# Records to use start

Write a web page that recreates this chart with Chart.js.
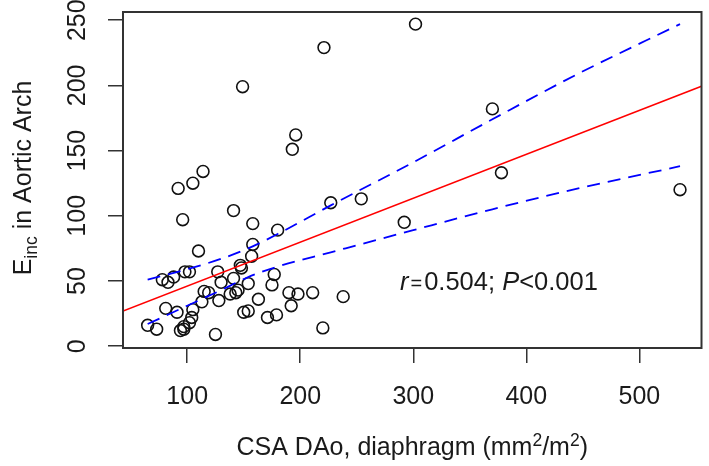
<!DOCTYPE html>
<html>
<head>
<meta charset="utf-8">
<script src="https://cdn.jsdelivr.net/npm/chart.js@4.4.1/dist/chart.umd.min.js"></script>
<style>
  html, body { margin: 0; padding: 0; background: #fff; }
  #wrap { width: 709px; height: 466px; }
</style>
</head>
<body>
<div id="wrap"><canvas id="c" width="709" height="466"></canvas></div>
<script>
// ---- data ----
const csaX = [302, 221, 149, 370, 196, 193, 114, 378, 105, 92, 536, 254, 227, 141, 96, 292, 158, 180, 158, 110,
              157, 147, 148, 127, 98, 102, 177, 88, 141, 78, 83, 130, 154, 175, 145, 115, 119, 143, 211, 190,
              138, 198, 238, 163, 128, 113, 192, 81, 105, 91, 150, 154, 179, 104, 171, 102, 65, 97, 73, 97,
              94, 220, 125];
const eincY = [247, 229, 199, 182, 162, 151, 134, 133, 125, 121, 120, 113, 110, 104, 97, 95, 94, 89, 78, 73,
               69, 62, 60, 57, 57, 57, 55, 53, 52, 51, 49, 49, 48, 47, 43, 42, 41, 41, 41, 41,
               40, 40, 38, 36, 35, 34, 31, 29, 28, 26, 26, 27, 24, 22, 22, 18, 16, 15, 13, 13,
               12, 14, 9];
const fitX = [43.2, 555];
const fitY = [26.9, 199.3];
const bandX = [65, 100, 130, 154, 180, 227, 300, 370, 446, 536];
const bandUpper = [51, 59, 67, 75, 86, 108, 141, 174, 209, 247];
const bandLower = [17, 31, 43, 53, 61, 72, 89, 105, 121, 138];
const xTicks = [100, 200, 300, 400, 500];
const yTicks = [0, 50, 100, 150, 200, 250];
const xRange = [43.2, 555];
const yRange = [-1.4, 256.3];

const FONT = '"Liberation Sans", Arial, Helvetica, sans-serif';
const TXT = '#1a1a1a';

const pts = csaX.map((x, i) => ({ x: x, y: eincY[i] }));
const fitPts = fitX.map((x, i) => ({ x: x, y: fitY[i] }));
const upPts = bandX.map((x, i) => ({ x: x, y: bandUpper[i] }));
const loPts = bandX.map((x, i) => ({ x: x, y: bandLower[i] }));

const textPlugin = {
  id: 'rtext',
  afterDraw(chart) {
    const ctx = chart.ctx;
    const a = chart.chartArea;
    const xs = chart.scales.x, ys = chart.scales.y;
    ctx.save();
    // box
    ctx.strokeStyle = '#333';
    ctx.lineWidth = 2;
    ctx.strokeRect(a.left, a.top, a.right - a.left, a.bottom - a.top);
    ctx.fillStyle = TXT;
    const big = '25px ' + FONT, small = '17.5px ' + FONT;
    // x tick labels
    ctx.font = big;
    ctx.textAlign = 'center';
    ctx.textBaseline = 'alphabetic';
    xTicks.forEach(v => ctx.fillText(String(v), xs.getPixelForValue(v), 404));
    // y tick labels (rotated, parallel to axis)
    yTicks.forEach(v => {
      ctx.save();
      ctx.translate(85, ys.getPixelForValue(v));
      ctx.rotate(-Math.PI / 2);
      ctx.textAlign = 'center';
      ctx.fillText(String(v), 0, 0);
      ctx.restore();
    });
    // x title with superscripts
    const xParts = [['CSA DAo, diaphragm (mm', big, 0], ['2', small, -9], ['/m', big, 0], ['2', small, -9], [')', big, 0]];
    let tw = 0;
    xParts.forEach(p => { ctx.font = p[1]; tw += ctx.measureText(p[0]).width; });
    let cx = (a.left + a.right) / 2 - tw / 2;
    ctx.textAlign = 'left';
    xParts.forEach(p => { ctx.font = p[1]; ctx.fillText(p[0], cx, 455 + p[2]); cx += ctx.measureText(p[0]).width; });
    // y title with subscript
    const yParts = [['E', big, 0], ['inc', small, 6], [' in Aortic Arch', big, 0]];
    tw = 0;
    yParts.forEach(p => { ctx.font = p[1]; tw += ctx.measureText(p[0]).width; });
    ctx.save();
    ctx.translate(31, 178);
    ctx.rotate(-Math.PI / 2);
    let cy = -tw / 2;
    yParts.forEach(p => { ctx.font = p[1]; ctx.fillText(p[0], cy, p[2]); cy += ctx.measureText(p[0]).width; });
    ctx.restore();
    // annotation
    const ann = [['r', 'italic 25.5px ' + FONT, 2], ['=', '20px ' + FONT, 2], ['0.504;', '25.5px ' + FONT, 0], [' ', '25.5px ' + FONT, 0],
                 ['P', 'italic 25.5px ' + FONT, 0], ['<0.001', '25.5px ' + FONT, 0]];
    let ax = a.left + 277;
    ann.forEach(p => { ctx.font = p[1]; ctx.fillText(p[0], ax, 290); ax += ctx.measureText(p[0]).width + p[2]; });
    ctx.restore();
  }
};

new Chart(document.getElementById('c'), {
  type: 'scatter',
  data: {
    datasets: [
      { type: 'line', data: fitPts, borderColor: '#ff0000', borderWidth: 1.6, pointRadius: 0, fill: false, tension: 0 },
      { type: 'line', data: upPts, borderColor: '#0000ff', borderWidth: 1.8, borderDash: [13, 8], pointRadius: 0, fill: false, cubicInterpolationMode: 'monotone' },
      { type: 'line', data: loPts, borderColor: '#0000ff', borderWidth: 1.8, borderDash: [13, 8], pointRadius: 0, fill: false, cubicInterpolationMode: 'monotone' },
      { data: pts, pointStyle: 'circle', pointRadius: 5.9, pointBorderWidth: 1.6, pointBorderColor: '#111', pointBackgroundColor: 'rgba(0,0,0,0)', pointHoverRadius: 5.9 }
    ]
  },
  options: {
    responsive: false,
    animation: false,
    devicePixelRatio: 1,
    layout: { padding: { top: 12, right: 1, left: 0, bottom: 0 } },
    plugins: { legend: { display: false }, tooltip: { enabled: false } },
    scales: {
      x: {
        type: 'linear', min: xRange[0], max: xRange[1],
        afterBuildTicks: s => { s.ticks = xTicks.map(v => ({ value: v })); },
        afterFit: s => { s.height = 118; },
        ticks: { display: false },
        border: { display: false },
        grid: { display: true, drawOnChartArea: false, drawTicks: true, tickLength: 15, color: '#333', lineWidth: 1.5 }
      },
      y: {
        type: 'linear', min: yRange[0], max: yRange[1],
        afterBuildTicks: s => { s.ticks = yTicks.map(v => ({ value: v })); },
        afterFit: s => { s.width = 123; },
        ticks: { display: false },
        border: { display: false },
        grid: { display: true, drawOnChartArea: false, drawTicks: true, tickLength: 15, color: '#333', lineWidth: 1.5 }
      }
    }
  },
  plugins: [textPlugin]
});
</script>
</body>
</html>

# Records to use end
# Records to use start

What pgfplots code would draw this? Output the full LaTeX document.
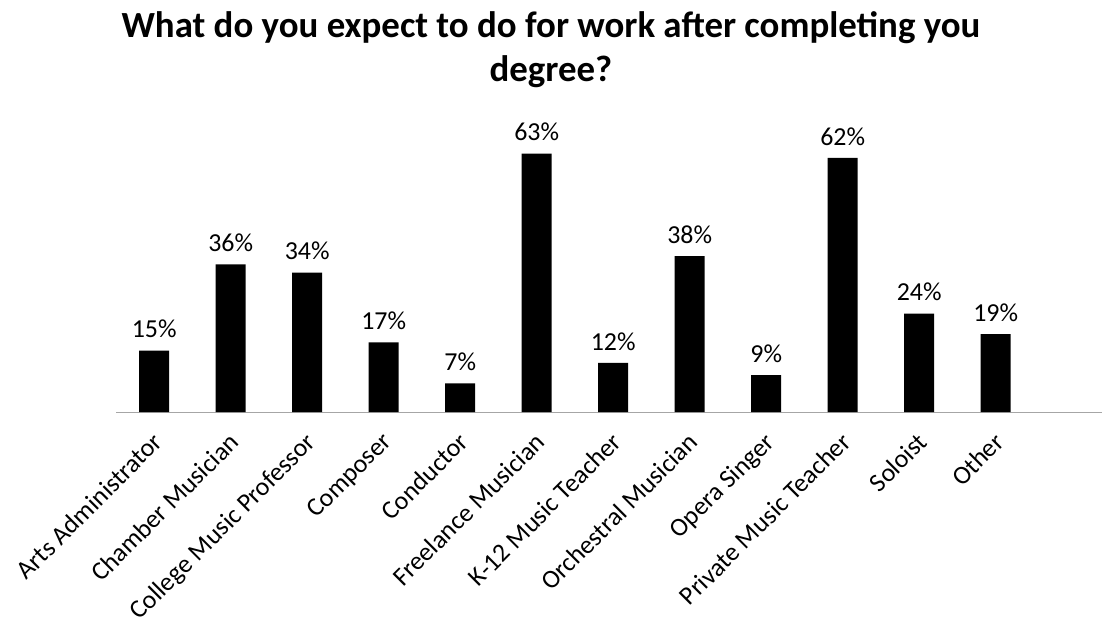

# Records to use end

_Exercise description_. Pull every line containing "this" from the data.

_Reply_.
Write a web page that recreates this chart with Chart.js.
What pgfplots code would draw this? Output the full LaTeX document.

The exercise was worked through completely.